A political activist from his student days onwards he also showed a keen interest in music, especially jazz. The socialist musician, writer, poet, activist, broadcaster Joe Solo who helped to establish ‘We shall overcome’, a response by musicians to the misery caused by the government’s austerity programme recalled Peter as ‘a committed fighter his whole life’. Bob Heath of the University of Sheffield tried to encapsulate Peter Smith’s contribution to learning and teaching, saying that he ‘understood clearly that serious adult education in the social sciences was a process of assisting the individual’s understanding and not just a matter of instruction’.

Peter is survived by Helen, his children Kate, Tessa and Adam, and his granddaughter Anna.

On 20th February John Bennett died after a short illness. John started working for the Open University, Social Sciences faculty in June 1987 and after 24 years' service he retired from the OU in September 2011.  John was active in the University and College Union and served as Branch President from 2005 to 2007. One of his colleagues remembered him as ‘OU to the core’. John was a talented and highly motivated student whose ambition on graduation was to work for the institution that had turned his life around. When he worked on student retention it was as a man who knew how many obstacles could get in the way of success. As an activist in the union he worked tirelessly to hold the University to the standards of its founding vision, often to his own disadvantage. One of his colleagues in Social Sciences recalled:

'The rules, the rules' was always his motto - to try and get managers to stick by what the OU declared to be its HR policies and guidelines. And he knew the rule book backwards.

Highly principled and uncompromising, he could be a thorn in the flesh of management. However, if you needed a champion and your cause was just, you could have no better friend.  

John was born in Cupar, Fife, Scotland in 1946 and educated at Bell Baxter High School in Cupar. As a teenager he joined the Air Training Corps and obtained his glider pilot's license. He worked initially at the Cupar Sugar Beet factory as a laboratory technician before moving south to Edinburgh to work for Cussons as a Shift Chemist. While there he obtained his OU degree and began work for Edinburgh University editing the Scotsman Newspaper Archive. 

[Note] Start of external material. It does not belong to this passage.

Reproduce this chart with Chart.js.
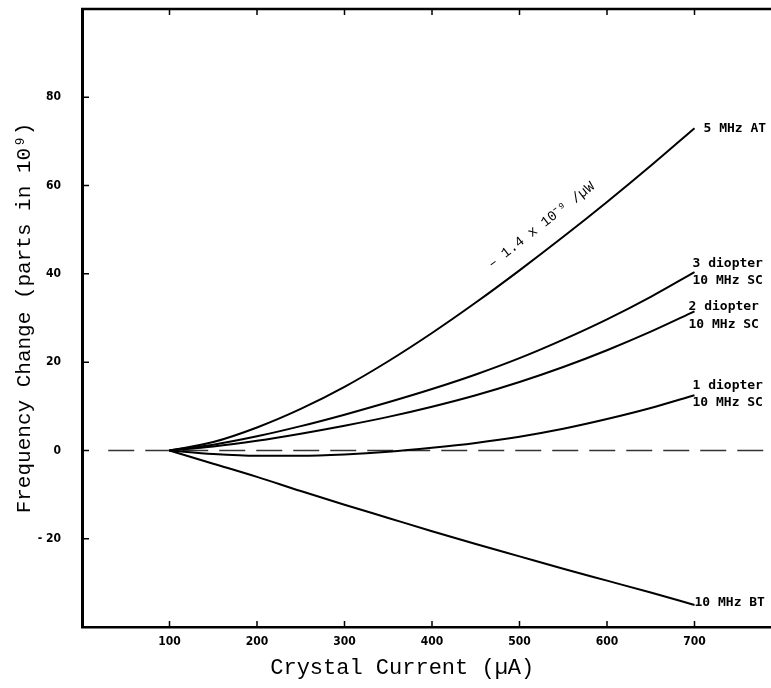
<!DOCTYPE html>
<html>
<head>
<meta charset="utf-8">
<script src="https://cdn.jsdelivr.net/npm/chart.js@4.4.1/dist/chart.umd.min.js"></script>
<style>
  html, body { margin: 0; padding: 0; background: #fff; overflow: hidden; }
  #wrap { width: 800px; height: 688px; }
</style>
</head>
<body>
<div id="wrap"><canvas id="chart"></canvas></div>
<script>
// Data (crystal current in µA, frequency change in parts in 10^9)
const current = [100, 150, 200, 250, 300, 350, 400, 450, 500, 550, 600, 650, 700];
const at5MHz = [0, 1.9, 5.2, 9.4, 14.4, 20.2, 26.6, 33.5, 40.8, 48.4, 56.3, 64.5, 73];
const sc3Diopter = [0, 1.3, 3.2, 5.5, 8.1, 10.9, 13.9, 17.2, 20.9, 25.1, 29.7, 34.8, 40.4];
const sc2Diopter = [0, 0.9, 2.2, 3.8, 5.6, 7.6, 9.9, 12.5, 15.5, 18.9, 22.7, 26.9, 31.5];
const sc1Diopter = [0, -0.8, -1.2, -1.2, -0.9, -0.3, 0.6, 1.7, 3.1, 4.9, 7.1, 9.6, 12.5];
const bt10MHz = [0, -3.0, -6.0, -9.2, -12.3, -15.3, -18.3, -21.2, -24.0, -26.8, -29.5, -32.2, -35];
const zeroLineX = [30, 800];

const xTicks = [100, 200, 300, 400, 500, 600, 700];
const yTicks = [-20, 0, 20, 40, 60, 80];

const curveLabels = [
  ["5 MHz AT"],
  ["3 diopter", "10 MHz SC"],
  ["2 diopter", "10 MHz SC"],
  ["1 diopter", "10 MHz SC"],
  ["10 MHz BT"]
];

// Label placement next to each curve end (dx, line offsets)
const labelPlace = [
  { dx: 9, dy: [0] },
  { dx: -2, dy: [-8, 9] },
  { dx: -6, dy: [-5, 13] },
  { dx: -2, dy: [-10, 7] },
  { dx: 0, dy: [-2] }
];

const toPoints = (ys) => current.map((c, i) => ({ x: c, y: ys[i] }));

const curve = (ys) => ({
  data: toPoints(ys),
  borderColor: "#000",
  borderWidth: 2,
  pointRadius: 0,
  cubicInterpolationMode: "monotone",
  fill: false
});

// Frame top, inward ticks, curve labels, titles
const decorations = {
  id: "decorations",
  afterDraw(chart) {
    const { ctx, chartArea: a, scales: { x, y } } = chart;
    ctx.save();
    ctx.strokeStyle = "#000";
    ctx.lineWidth = 2.5;
    ctx.beginPath();
    ctx.moveTo(a.left - 1, a.top);
    ctx.lineTo(a.right, a.top);
    ctx.stroke();

    ctx.lineWidth = 1.5;
    ctx.beginPath();
    xTicks.forEach(v => {
      const px = x.getPixelForValue(v);
      ctx.moveTo(px, a.bottom);
      ctx.lineTo(px, a.bottom - 6);
      ctx.moveTo(px, a.top);
      ctx.lineTo(px, a.top + 6);
    });
    yTicks.forEach(v => {
      const py = y.getPixelForValue(v);
      ctx.moveTo(a.left, py);
      ctx.lineTo(a.left + 7, py);
    });
    ctx.stroke();

    ctx.fillStyle = "#000";
    ctx.font = "bold 13px 'DejaVu Sans Mono'";
    ctx.textAlign = "left";
    ctx.textBaseline = "middle";
    curveLabels.forEach((lines, i) => {
      const pts = chart.getDatasetMeta(i).data;
      const end = pts[pts.length - 1];
      lines.forEach((t, j) => {
        ctx.fillText(t, end.x + labelPlace[i].dx, end.y + labelPlace[i].dy[j]);
      });
    });

    // slope note along the AT curve
    ctx.save();
    ctx.translate(x.getPixelForValue(525), y.getPixelForValue(51));
    ctx.rotate(-38 * Math.PI / 180);
    ctx.font = "14px 'Liberation Mono'";
    ctx.textAlign = "center";
    ctx.fillText("\u2013 1.4 x 10\u207B\u2079 /\u00B5W", 0, 0);
    ctx.restore();

    ctx.font = "22px 'Liberation Mono'";
    ctx.textAlign = "center";
    ctx.fillText("Crystal Current (\u00B5A)", x.getPixelForValue(366), 668);
    ctx.restore();
  }
};

const datasets = [at5MHz, sc3Diopter, sc2Diopter, sc1Diopter, bt10MHz].map(curve);
datasets.push({
  data: zeroLineX.map(v => ({ x: v, y: 0 })),
  borderColor: "#333",
  borderWidth: 1.5,
  borderDash: [26, 11],
  pointRadius: 0
});

new Chart(document.getElementById("chart"), {
  type: "line",
  data: { datasets },
  plugins: [decorations],
  options: {
    responsive: true,
    maintainAspectRatio: false,
    animation: false,
    layout: { padding: { top: 9, right: 18, left: 0, bottom: 0 } },
    plugins: { legend: { display: false }, tooltip: { enabled: false } },
    scales: {
      x: {
        type: "linear",
        min: 0,
        max: 800,
        afterBuildTicks: s => { s.ticks = xTicks.map(v => ({ value: v })); },
        afterFit: s => { s.height = 61; s.paddingLeft = 0; s.paddingRight = 0; },
        grid: { display: false, drawTicks: false },
        border: { display: true, color: "#000", width: 2.5 },
        ticks: {
          color: "#000",
          padding: 8,
          maxRotation: 0,
          font: { family: "'DejaVu Sans Condensed'", weight: "bold", size: 12 }
        }
      },
      y: {
        min: -40,
        max: 100,
        afterBuildTicks: s => { s.ticks = yTicks.map(v => ({ value: v })); },
        afterFit: s => { s.width = 82; s.paddingTop = 0; s.paddingBottom = 0; },
        grid: { display: false, drawTicks: false },
        border: { display: true, color: "#000", width: 3 },
        ticks: {
          color: "#000",
          padding: 21,
          font: { family: "'DejaVu Sans Condensed'", weight: "bold", size: 12 },
          callback: v => String(v).replace("-", "- ")
        },
        title: {
          display: true,
          text: "Frequency Change (parts in 10\u2079)",
          color: "#000",
          padding: { top: 12, bottom: 0 },
          font: { family: "'Liberation Mono'", size: 21 }
        }
      }
    }
  }
});
</script>
</body>
</html>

Fired by his OU degree John moved further south again in 1987 to join the Faculty of Social Sciences where he managed a variety of courses, John worked as School Secretary at many Social Science and Business School Summer Schools. After retirement he spent a bit more time in the garden but continued to contribute to the union by supporting colleagues in dispute with the management. A colleague in Social Sciences recalled that ‘you always knew when John was coming. You always heard those clip-clop brogues and you always knew they would be have to be accompanied by a collar, tie, tweedy jacket and a Scottish chuckle’.

John is survived by his three daughters Marianne, Eleanor and Megan, three granddaughters, one great grandson, his partner of fifteen years Morag, and his brother David.